## START

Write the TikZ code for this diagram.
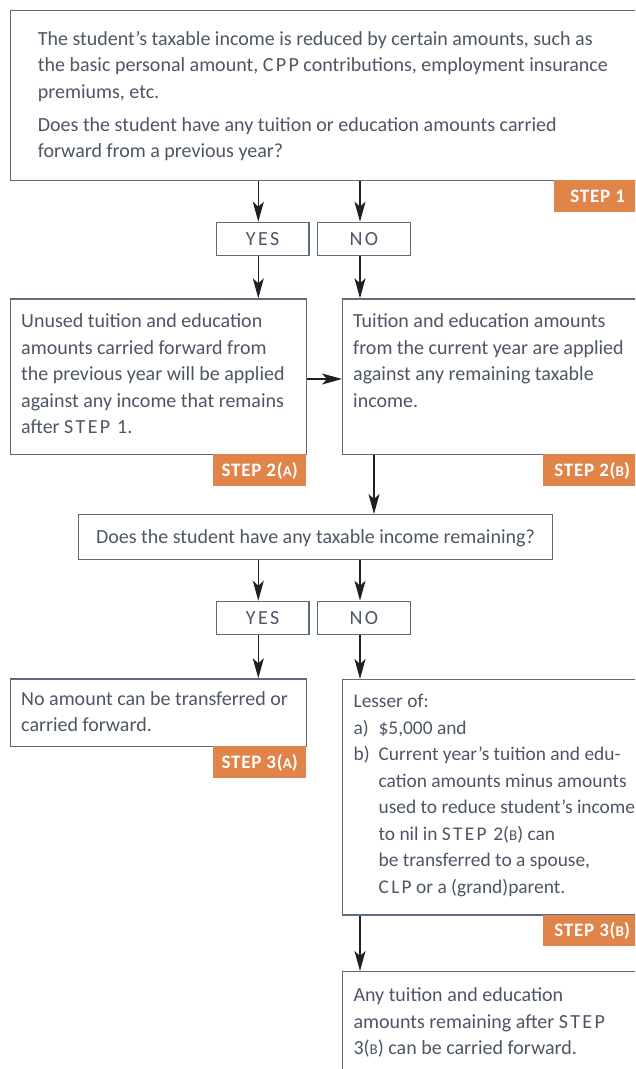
\documentclass[tikz,border=0pt]{standalone}
\usepackage{fontspec}
\setmainfont{Carlito}
\usetikzlibrary{arrows.meta}
\definecolor{txt}{HTML}{4D5566}
\definecolor{brd}{HTML}{5E6B7C}
\definecolor{org}{HTML}{E0844A}
\definecolor{arr}{HTML}{231F20}
\newcommand\sca[1]{{\fontsize{15pt}{15pt}\selectfont #1}}
\newcommand\trk[1]{{\addfontfeature{LetterSpace=12}#1}}
\newcommand\fst{\rule{0pt}{16pt}}
\tikzset{
  box/.style={draw=brd, line width=1.2pt, fill=white, inner sep=0pt, anchor=north west},
  lbl/.style={box, text=txt, font=\fontsize{20pt}{24pt}\selectfont, text height=12.8pt, text depth=0pt},
  body/.style={anchor=north west, inner sep=0pt, text=txt, align=left, font=\fontsize{20pt}{26.5pt}\selectfont},
  badge/.style={fill=org, text=white, inner sep=0pt, anchor=north west, font=\bfseries\fontsize{19pt}{19pt}\selectfont\addfontfeature{LetterSpace=4}, text height=12.4pt, text depth=0pt},
  arrow/.style={draw=arr, line width=1.2pt, -{Stealth[length=20pt,width=11pt,inset=5pt]}}
}
\begin{document}
\begin{tikzpicture}[x=1pt,y=-1pt]
\useasboundingbox (0,0) rectangle (635,1069);
\clip (0,0) rectangle (635,1069);
\fill[white] (0,0) rectangle (635,1069);
% guide coordinates
\coordinate (cL) at (258.3,0);
\coordinate (cR) at (360,0);
\coordinate (cM) at (374,0);
\coordinate (cH) at (0,379);
% boxes
\node[box, minimum width=631pt, minimum height=170pt] (top) at (9.5,10) {};
\node[lbl, minimum width=92.5pt, minimum height=33.3pt] (yes1) at (215.8,221.7) {\trk{YES}};
\node[lbl, minimum width=93pt, minimum height=33.3pt] (no1) at (316.8,221.7) {\trk{NO}};
\node[box, minimum width=295.8pt, minimum height=155.7pt] (s2a) at (10,298.3) {};
\node[box, minimum width=300pt, minimum height=155.7pt] (s2b) at (342,298.3) {};
\node[lbl, minimum width=473.3pt, minimum height=45pt] (q) at (78.2,514) {Does the student have any taxable income remaining?};
\node[lbl, minimum width=92.5pt, minimum height=33.3pt] (yes2) at (215.8,600.7) {\trk{YES}};
\node[lbl, minimum width=93pt, minimum height=33.3pt] (no2) at (316.8,600.7) {\trk{NO}};
\node[box, minimum width=295.8pt, minimum height=67.7pt] (s3a) at (10,678.3) {};
\node[box, minimum width=300pt, minimum height=235.3pt] (s3b) at (342,679) {};
\node[box, minimum width=300pt, minimum height=200pt] (fin) at (342,971) {};
% badges
\node[badge, minimum width=87pt, minimum height=32pt] (b1) at (554,180) {STEP 1};
\node[badge, minimum width=93pt, minimum height=32pt] (b2a) at (213,454) {STEP 2(\sca{A})};
\node[badge, minimum width=98pt, minimum height=32pt] (b2b) at (543,454) {STEP 2(\sca{B})};
\node[badge, minimum width=93pt, minimum height=31.3pt] (b3a) at (213,746) {STEP 3(\sca{A})};
\node[badge, minimum width=98pt, minimum height=31.7pt] (b3b) at (543,914.3) {STEP 3(\sca{B})};
% texts
\node[body] (t1) at (37.7,29) {\fst The student’s taxable income is reduced by certain amounts, such as\\
the basic personal amount, \trk{CPP} contributions, employment insurance\\
premiums, etc.\\[6.3pt]
Does the student have any tuition or education amounts carried\\
forward from a previous year?};
\node[body] (t2a) at (21,311.3) {\fst Unused tuition and education\\
amounts carried forward from\\
the previous year will be applied\\
against any income that remains\\
after \trk{STEP 1}.};
\node[body] (t2b) at (353,311.3) {\fst Tuition and education amounts\\
from the current year are applied\\
against any remaining taxable\\
income.};
\node[body] (t3a) at (21,689) {\fst No amount can be transferred or\\
carried forward.};
\node[body, font=\fontsize{19.4pt}{26.5pt}\selectfont] (t3b) at (353.4,691.7) {\fst Lesser of:\\
\makebox[25pt][l]{a)}\$5,000 and\\
\makebox[25pt][l]{b)}Current year’s tuition and edu-\\
\hspace*{25pt}cation amounts minus amounts\\
\hspace*{25pt}used to reduce student’s income\\
\hspace*{25pt}to nil in \trk{STEP 2}(\sca{B}) can\\
\hspace*{25pt}be transferred to a spouse,\\
\hspace*{25pt}\trk{CLP} or a (grand)parent.};
\node[body] (tf) at (353.3,985.7) {\fst Any tuition and education\\
amounts remaining after \trk{STEP}\\
3(\sca{B}) can be carried forward.};
% connectors
\draw[arrow] (top.south -| cL) -- (yes1.north -| cL);
\draw[arrow] (top.south -| cR) -- (no1.north -| cR);
\draw[arrow] (yes1.south -| cL) -- (s2a.north -| cL);
\draw[arrow] (no1.south -| cR) -- (s2b.north -| cR);
\draw[arrow] (s2a.east |- cH) -- (s2b.west |- cH);
\draw[arrow] (s2b.south -| cM) -- (q.north -| cM);
\draw[arrow] (q.south -| cL) -- (yes2.north -| cL);
\draw[arrow] (q.south -| cR) -- (no2.north -| cR);
\draw[arrow] (yes2.south -| cL) -- (s3a.north -| cL);
\draw[arrow] (no2.south -| cR) -- (s3b.north -| cR);
\draw[arrow] (s3b.south -| cR) -- (fin.north -| cR);
\end{tikzpicture}
\end{document}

## END

• Exercise goal
Exclude the images and reproduce the remaining data exactly.

• Task output
Write the TikZ code for this diagram.
\documentclass[tikz,border=0pt]{standalone}
\usepackage{fontspec}
\setmainfont{Carlito}
\usetikzlibrary{arrows.meta}
\definecolor{txt}{HTML}{4D5566}
\definecolor{brd}{HTML}{5E6B7C}
\definecolor{org}{HTML}{E0844A}
\definecolor{arr}{HTML}{231F20}
\newcommand\sca[1]{{\fontsize{15pt}{15pt}\selectfont #1}}
\newcommand\trk[1]{{\addfontfeature{LetterSpace=12}#1}}
\newcommand\fst{\rule{0pt}{16pt}}
\tikzset{
  box/.style={draw=brd, line width=1.2pt, fill=white, inner sep=0pt, anchor=north west},
  lbl/.style={box, text=txt, font=\fontsize{20pt}{24pt}\selectfont, text height=12.8pt, text depth=0pt},
  body/.style={anchor=north west, inner sep=0pt, text=txt, align=left, font=\fontsize{20pt}{26.5pt}\selectfont},
  badge/.style={fill=org, text=white, inner sep=0pt, anchor=north west, font=\bfseries\fontsize{19pt}{19pt}\selectfont\addfontfeature{LetterSpace=4}, text height=12.4pt, text depth=0pt},
  arrow/.style={draw=arr, line width=1.2pt, -{Stealth[length=20pt,width=11pt,inset=5pt]}}
}
\begin{document}
\begin{tikzpicture}[x=1pt,y=-1pt]
\useasboundingbox (0,0) rectangle (635,1069);
\clip (0,0) rectangle (635,1069);
\fill[white] (0,0) rectangle (635,1069);
% guide coordinates
\coordinate (cL) at (258.3,0);
\coordinate (cR) at (360,0);
\coordinate (cM) at (374,0);
\coordinate (cH) at (0,379);
% boxes
\node[box, minimum width=631pt, minimum height=170pt] (top) at (9.5,10) {};
\node[lbl, minimum width=92.5pt, minimum height=33.3pt] (yes1) at (215.8,221.7) {\trk{YES}};
\node[lbl, minimum width=93pt, minimum height=33.3pt] (no1) at (316.8,221.7) {\trk{NO}};
\node[box, minimum width=295.8pt, minimum height=155.7pt] (s2a) at (10,298.3) {};
\node[box, minimum width=300pt, minimum height=155.7pt] (s2b) at (342,298.3) {};
\node[lbl, minimum width=473.3pt, minimum height=45pt] (q) at (78.2,514) {Does the student have any taxable income remaining?};
\node[lbl, minimum width=92.5pt, minimum height=33.3pt] (yes2) at (215.8,600.7) {\trk{YES}};
\node[lbl, minimum width=93pt, minimum height=33.3pt] (no2) at (316.8,600.7) {\trk{NO}};
\node[box, minimum width=295.8pt, minimum height=67.7pt] (s3a) at (10,678.3) {};
\node[box, minimum width=300pt, minimum height=235.3pt] (s3b) at (342,679) {};
\node[box, minimum width=300pt, minimum height=200pt] (fin) at (342,971) {};
% badges
\node[badge, minimum width=87pt, minimum height=32pt] (b1) at (554,180) {STEP 1};
\node[badge, minimum width=93pt, minimum height=32pt] (b2a) at (213,454) {STEP 2(\sca{A})};
\node[badge, minimum width=98pt, minimum height=32pt] (b2b) at (543,454) {STEP 2(\sca{B})};
\node[badge, minimum width=93pt, minimum height=31.3pt] (b3a) at (213,746) {STEP 3(\sca{A})};
\node[badge, minimum width=98pt, minimum height=31.7pt] (b3b) at (543,914.3) {STEP 3(\sca{B})};
% texts
\node[body] (t1) at (37.7,29) {\fst The student’s taxable income is reduced by certain amounts, such as\\
the basic personal amount, \trk{CPP} contributions, employment insurance\\
premiums, etc.\\[6.3pt]
Does the student have any tuition or education amounts carried\\
forward from a previous year?};
\node[body] (t2a) at (21,311.3) {\fst Unused tuition and education\\
amounts carried forward from\\
the previous year will be applied\\
against any income that remains\\
after \trk{STEP 1}.};
\node[body] (t2b) at (353,311.3) {\fst Tuition and education amounts\\
from the current year are applied\\
against any remaining taxable\\
income.};
\node[body] (t3a) at (21,689) {\fst No amount can be transferred or\\
carried forward.};
\node[body, font=\fontsize{19.4pt}{26.5pt}\selectfont] (t3b) at (353.4,691.7) {\fst Lesser of:\\
\makebox[25pt][l]{a)}\$5,000 and\\
\makebox[25pt][l]{b)}Current year’s tuition and edu-\\
\hspace*{25pt}cation amounts minus amounts\\
\hspace*{25pt}used to reduce student’s income\\
\hspace*{25pt}to nil in \trk{STEP 2}(\sca{B}) can\\
\hspace*{25pt}be transferred to a spouse,\\
\hspace*{25pt}\trk{CLP} or a (grand)parent.};
\node[body] (tf) at (353.3,985.7) {\fst Any tuition and education\\
amounts remaining after \trk{STEP}\\
3(\sca{B}) can be carried forward.};
% connectors
\draw[arrow] (top.south -| cL) -- (yes1.north -| cL);
\draw[arrow] (top.south -| cR) -- (no1.north -| cR);
\draw[arrow] (yes1.south -| cL) -- (s2a.north -| cL);
\draw[arrow] (no1.south -| cR) -- (s2b.north -| cR);
\draw[arrow] (s2a.east |- cH) -- (s2b.west |- cH);
\draw[arrow] (s2b.south -| cM) -- (q.north -| cM);
\draw[arrow] (q.south -| cL) -- (yes2.north -| cL);
\draw[arrow] (q.south -| cR) -- (no2.north -| cR);
\draw[arrow] (yes2.south -| cL) -- (s3a.north -| cL);
\draw[arrow] (no2.south -| cR) -- (s3b.north -| cR);
\draw[arrow] (s3b.south -| cR) -- (fin.north -| cR);
\end{tikzpicture}
\end{document}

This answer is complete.